A few weeks back, again early in the morning – I think it is high time I stopped this early morning business, it doesn't seem to be working out too well for me ! – I was walking on the road. A few good looking young ladies talking, happily smiling were coming across me. They abruptly stopped smiling the moment I looked at them, they became serious. Then I realised, probably my face would have been too serious. Probably because of the Chinese food from Chung’s place  I had in the previous night would have stiffened my face a bit more than usual along with other parts of my body in the rear. I decided to loosen up a bit. They say when you try to smile with even for no reason, you may tend to feel happier in life. I agree, only when you are not faced with any pressing problems though! So I tried to smile a bit. Why should I curtail somebody else’s happiness by showing my rude face?  

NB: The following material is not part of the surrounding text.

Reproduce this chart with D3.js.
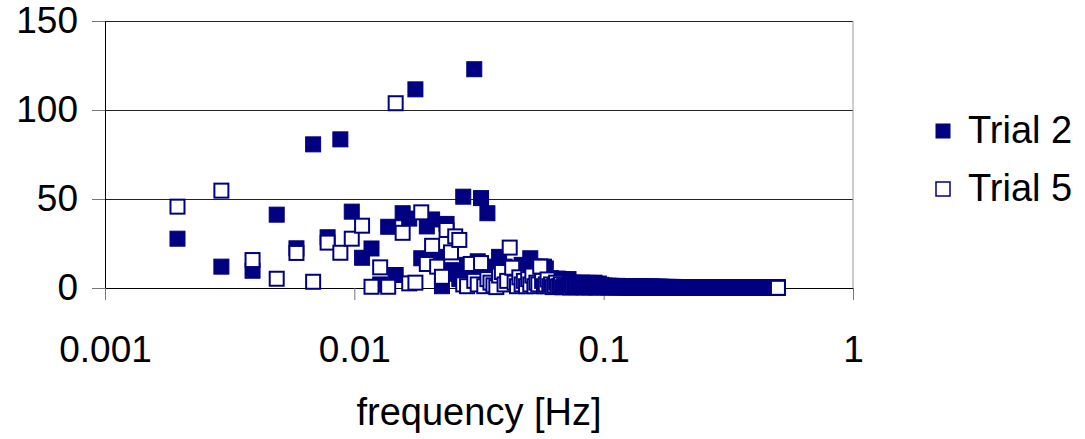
<!DOCTYPE html>
<html>
<head>
<meta charset="utf-8">
<script src="https://cdn.jsdelivr.net/npm/d3@7"></script>
<style>
  body { margin: 0; background: #fff; }
  svg { font-family: "Liberation Sans", Arial, sans-serif; }
</style>
</head>
<body>
<svg id="chart" width="1085" height="439"></svg>
<script>
// spectrum bins: f = bin / 1024 Hz, first plotted bin is 2
const firstBin = 2;
const binHz = 1 / 1024;

// Trial 2, bins 2..100
const trial2Low = [
  27.7, 12, 9.7, 41.2, 22.3, 80.7, 28.5, 83.5, 42.9, 17,
  22.2, 2, 34.4, 7.3, 42, 39, 111.6, 16.7, 34.6, 38.5,
  17.5, 1, 36, 10, 8, 5, 51.3, 13, 9, 122.9,
  15, 50.5, 8, 42, 12, 6, 10, 17.5, 8, 12,
  4, 7, 10, 5, 9, 3, 13, 8, 6, 11,
  16.7, 9, 12, 5, 8, 12, 10, 12, 11, 5,
  4, 5.5, 3, 5, 4, 5.3, 2, 4, 5, 3,
  4.5, 2, 5, 3, 2.5, 3, 1.5, 2.8, 2, 3,
  1.2, 2.5, 3, 1.8, 2.6, 1, 2.9, 2.2, 1.5, 2.7,
  1.3, 2.4, 3, 1.6, 2, 1.1, 2.5, 1.4, 1.8
];
// Trial 2, bins 101..512
const trial2Tail = [
  1.2,0.8,1.4,0.9,1.1,0.7,1.3,1.0,0.6,1.2,0.9,1.1,0.8,1.0,0.7,1.2,0.9,0.6,1.0,0.8,
  1.1,0.7,0.9,1.0,0.6,0.8,1.1,0.7,0.9,0.5,1.0,0.8,0.6,0.9,0.7,1.0,0.6,0.8,0.7,0.9,
  0.5,0.8,0.7,0.6,0.9,0.5,0.7,0.8,0.6,0.7,0.5,0.8,0.6,0.7,0.5,0.6,0.8,0.5,0.7,0.6,
  0.5,0.7,0.6,0.4,0.7,0.6,0.5,0.6,0.7,0.4,0.6,0.5,0.7,0.5,0.4,0.6,0.5,0.6,0.4,0.5,
  0.6,0.4,0.5,0.6,0.4,0.5,0.3,0.6,0.5,0.4,0.5,0.6,0.4,0.3,0.5,0.4,0.6,0.4,0.5,0.3,
  0.5,0.4,0.3,0.5,0.4,0.5,0.3,0.4,0.5,0.3,0.4,0.3,0.5,0.4,0.3,0.4,0.5,0.3,0.4,0.3,
  0.4,0.3,0.5,0.3,0.4,0.2,0.4,0.3,0.4,0.5,0.3,0.4,0.2,0.3,0.4,0.3,0.5,0.3,0.2,0.4,
  0.3,0.4,0.2,0.3,0.4,0.3,0.2,0.4,0.3,0.3,0.4,0.2,0.3,0.4,0.2,0.3,0.3,0.4,0.2,0.3,
  0.4,0.2,0.3,0.3,0.2,0.4,0.3,0.2,0.3,0.4,0.2,0.3,0.3,0.2,0.4,0.2,0.3,0.2,0.3,0.4,
  0.2,0.3,0.3,0.2,0.3,0.4,0.2,0.3,0.2,0.3,0.3,0.2,0.4,0.2,0.3,0.2,0.3,0.3,0.2,0.3,
  0.3,0.2,0.4,0.2,0.3,0.2,0.3,0.3,0.2,0.2,0.3,0.4,0.2,0.3,0.2,0.3,0.2,0.3,0.3,0.2,
  0.2,0.3,0.2,0.3,0.3,0.2,0.2,0.3,0.4,0.2,0.3,0.2,0.2,0.3,0.3,0.2,0.3,0.2,0.3,0.2,
  0.3,0.2,0.2,0.3,0.2,0.3,0.3,0.2,0.2,0.3,0.2,0.3,0.2,0.2,0.3,0.3,0.2,0.2,0.3,0.2,
  0.2,0.3,0.2,0.2,0.3,0.2,0.3,0.2,0.2,0.3,0.2,0.2,0.3,0.2,0.3,0.2,0.2,0.3,0.2,0.2,
  0.3,0.2,0.2,0.3,0.2,0.2,0.3,0.2,0.3,0.2,0.2,0.2,0.3,0.2,0.2,0.3,0.2,0.2,0.3,0.2,
  0.2,0.2,0.3,0.2,0.2,0.3,0.2,0.2,0.2,0.3,0.2,0.2,0.3,0.2,0.2,0.2,0.3,0.2,0.2,0.3,
  0.2,0.3,0.2,0.2,0.2,0.3,0.2,0.2,0.3,0.2,0.2,0.2,0.3,0.2,0.2,0.3,0.2,0.2,0.2,0.3,
  0.2,0.2,0.2,0.3,0.2,0.2,0.3,0.2,0.2,0.2,0.3,0.2,0.2,0.2,0.3,0.2,0.2,0.3,0.2,0.2,
  0.3,0.2,0.2,0.2,0.3,0.2,0.2,0.2,0.3,0.2,0.2,0.3,0.2,0.2,0.2,0.3,0.2,0.2,0.2,0.3,
  0.2,0.2,0.3,0.2,0.2,0.2,0.2,0.3,0.2,0.2,0.2,0.3,0.2,0.2,0.2,0.2,0.3,0.2,0.2,0.2,
  0.2,0.3,0.2,0.2,0.2,0.3,0.2,0.2,0.2,0.2,0.3,0.2
];

// Trial 5, bins 2..100
const trial5Low = [
  45.7, 54.7, 15.7, 5.2, 19.7, 3.5, 25.5, 19.8, 27.7, 35,
  0.7, 11.6, 0.7, 103.8, 31, 2.6, 3, 42.5, 13.5, 23.7,
  12, 6.3, 32.6, 20, 29, 27, 2, 1, 13.5, 4,
  2, 14, 1, 5, 3, 1.5, 0.5, 7, 9, 2,
  4, 22.7, 11.4, 3, 1, 6, 2, 4, 1, 5,
  2, 7, 1, 3, 2, 12, 4, 1, 2, 4.8,
  1, 2, 0.5, 1.5, 3, 0.8, 1.2, 2, 0.4, 1,
  1.8, 0.6, 1.1, 0.3, 1.4, 0.7, 1, 0.5, 1.2, 0.4,
  0.9, 1.3, 0.5, 0.8, 0.3, 1.1, 0.6, 0.9, 0.4, 0.7,
  1, 0.5, 0.8, 0.3, 0.6, 0.9, 0.4, 0.7, 0.5
];
// Trial 5, bins 101..512
const trial5Tail = [
  0.6,0.9,0.4,0.7,0.5,0.8,0.3,0.6,0.9,0.4,0.7,0.5,0.6,0.3,0.8,0.5,0.6,0.4,0.7,0.5,
  0.4,0.6,0.3,0.7,0.5,0.4,0.6,0.3,0.5,0.6,0.4,0.3,0.6,0.5,0.4,0.3,0.5,0.6,0.3,0.4,
  0.5,0.3,0.4,0.5,0.3,0.6,0.4,0.3,0.5,0.4,0.3,0.5,0.4,0.2,0.4,0.5,0.3,0.4,0.3,0.5,
  0.3,0.4,0.3,0.2,0.4,0.3,0.5,0.3,0.2,0.4,0.3,0.4,0.2,0.3,0.4,0.3,0.2,0.4,0.3,0.3,
  0.2,0.3,0.4,0.2,0.3,0.3,0.2,0.4,0.3,0.2,0.3,0.2,0.4,0.3,0.2,0.3,0.3,0.2,0.3,0.2,
  0.3,0.2,0.2,0.3,0.2,0.3,0.2,0.3,0.2,0.2,0.3,0.2,0.3,0.2,0.2,0.3,0.2,0.2,0.3,0.2,
  0.2,0.2,0.3,0.2,0.1,0.2,0.3,0.2,0.2,0.1,0.2,0.3,0.2,0.2,0.1,0.2,0.2,0.3,0.1,0.2,
  0.2,0.1,0.2,0.2,0.1,0.2,0.2,0.1,0.3,0.2,0.1,0.2,0.2,0.1,0.2,0.2,0.1,0.2,0.1,0.2,
  0.1,0.2,0.2,0.1,0.2,0.1,0.1,0.2,0.2,0.1,0.2,0.1,0.2,0.1,0.1,0.2,0.1,0.2,0.1,0.1,
  0.2,0.1,0.1,0.2,0.1,0.2,0.1,0.1,0.2,0.1,0.1,0.2,0.1,0.1,0.2,0.1,0.1,0.1,0.2,0.1,
  0.1,0.1,0.2,0.1,0.1,0.1,0.2,0.1,0.1,0.2,0.1,0.1,0.1,0.2,0.1,0.1,0.1,0.2,0.1,0.1,
  0.1,0.2,0.1,0.1,0.1,0.1,0.2,0.1,0.1,0.1,0.2,0.1,0.1,0.1,0.1,0.2,0.1,0.1,0.1,0.1,
  0.2,0.1,0.1,0.1,0.1,0.2,0.1,0.1,0.1,0.1,0.1,0.2,0.1,0.1,0.1,0.1,0.2,0.1,0.1,0.1,
  0.1,0.1,0.1,0.2,0.1,0.1,0.1,0.1,0.1,0.2,0.1,0.1,0.1,0.1,0.1,0.1,0.2,0.1,0.1,0.1,
  0.1,0.1,0.1,0.1,0.2,0.1,0.1,0.1,0.1,0.1,0.1,0.1,0.2,0.1,0.1,0.1,0.1,0.1,0.1,0.1,
  0.2,0.1,0.1,0.1,0.1,0.1,0.1,0.1,0.1,0.2,0.1,0.1,0.1,0.1,0.1,0.1,0.1,0.1,0.2,0.1,
  0.1,0.1,0.1,0.1,0.1,0.1,0.2,0.1,0.1,0.1,0.1,0.1,0.1,0.1,0.1,0.1,0.2,0.1,0.1,0.1,
  0.1,0.1,0.1,0.1,0.1,0.2,0.1,0.1,0.1,0.1,0.1,0.1,0.1,0.1,0.1,0.1,0.1,0.2,0.1,0.1,
  0.1,0.1,0.1,0.1,0.1,0.1,0.1,0.1,0.2,0.1,0.1,0.1,0.1,0.1,0.1,0.1,0.1,0.1,0.1,0.1,
  0.1,0.1,0.2,0.1,0.1,0.1,0.1,0.1,0.1,0.1,0.1,0.1,0.1,0.1,0.2,0.1,0.1,0.1,0.1,0.1,
  0.1,0.1,0.1,0.1,0.1,0.1,0.1,0.1,0.1,0.1,0.1,0.1
];

const seriesNames = ["Trial 2", "Trial 5"];
const xTicks = [0.001, 0.01, 0.1, 1];
const yTicks = [0, 50, 100, 150];

const navy = "#000080";
const svg = d3.select("#chart");

const plotLeft = 105, plotRight = 853, plotTop = 21, plotBottom = 288;
const x = d3.scaleLog().domain([0.001, 1]).range([plotLeft, plotRight]);
const y = d3.scaleLinear().domain([0, 150]).range([plotBottom, plotTop]);

const toPoints = (vals) => vals.map((v, i) => ({ f: (firstBin + i) * binHz, v: v }));
const trial2 = toPoints(trial2Low.concat(trial2Tail));
const trial5 = toPoints(trial5Low.concat(trial5Tail));

// 网格线
svg.append("g")
  .attr("transform", `translate(${plotLeft},0)`)
  .call(d3.axisLeft(y).tickValues(yTicks.slice(1)).tickSize(-(plotRight - plotLeft)).tickFormat(""))
  .call(g => g.select(".domain").remove())
  .selectAll("line").attr("stroke", "#222");

// 右边框
svg.append("line")
  .attr("x1", plotRight).attr("x2", plotRight).attr("y1", plotTop).attr("y2", plotBottom)
  .attr("stroke", "#999");

// y轴
const yAxis = svg.append("g")
  .attr("transform", `translate(${plotLeft},0)`)
  .call(d3.axisLeft(y).tickValues(yTicks).tickSize(13).tickSizeOuter(0).tickPadding(14));
yAxis.select(".domain").attr("stroke", "#000");
yAxis.selectAll(".tick line").attr("stroke", "#777");
yAxis.selectAll("text").attr("font-size", 37).attr("fill", "#000")
  .attr("font-family", "Liberation Sans, Arial, sans-serif");

// x轴
const xAxis = svg.append("g")
  .attr("transform", `translate(0,${plotBottom})`)
  .call(d3.axisBottom(x).tickValues(xTicks).tickFormat(d => String(d)).tickSize(12).tickSizeOuter(0).tickPadding(36));
xAxis.select(".domain").attr("stroke", "#000");
xAxis.selectAll(".tick line").attr("stroke", "#777");
xAxis.selectAll("text").attr("font-size", 37).attr("fill", "#000")
  .attr("font-family", "Liberation Sans, Arial, sans-serif");

// 数据点: Trial 2 实心, Trial 5 空心在上
svg.append("g").selectAll("rect")
  .data(trial2).join("rect")
  .attr("x", d => x(d.f) - 7.5).attr("y", d => y(d.v) - 7.5)
  .attr("width", 15).attr("height", 15)
  .attr("fill", navy).attr("stroke", navy).attr("stroke-width", 1);

svg.append("g").selectAll("rect")
  .data(trial5).join("rect")
  .attr("x", d => x(d.f) - 7).attr("y", d => y(d.v) - 7)
  .attr("width", 14).attr("height", 14)
  .attr("fill", "#fff").attr("stroke", navy).attr("stroke-width", 2);

// 坐标轴标题
svg.append("text")
  .attr("x", 479).attr("y", 425)
  .attr("text-anchor", "middle")
  .attr("font-size", 38)
  .text("frequency [Hz]");

// 图例
const legend = svg.append("g");
seriesNames.forEach((name, i) => {
  const cy = 131 + i * 58;
  legend.append("rect")
    .attr("x", 936).attr("y", cy - 7).attr("width", 14).attr("height", 14)
    .attr("fill", i === 0 ? navy : "#fff")
    .attr("stroke", navy).attr("stroke-width", i === 0 ? 1 : 1.5);
  legend.append("text")
    .attr("x", 968).attr("y", cy + 12)
    .attr("font-size", 38)
    .text(name);
});
</script>
</body>
</html>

My smiling continued. The next person walking across me was happy too, he had a cheerful, gay disposition. He wore a peculiar dress, an ear ring on the wrong ear! He was walking slowly, swaying a bit. His happiness grew further seeing my smile and I could make out he wanted to become closer to me. I respected his feeling but I didn’t want to be part or partner of his scheme of things. I am straight and like to walk straight. So I walked straight ignoring him, bringing back my face to the original state. No more trying too hard to make others happier this way!


These are odd exceptions and these exceptions will no way hamper my enthusiasm to make others happy as and when possible. Don’t I need to do that to survive? to keep myself happy?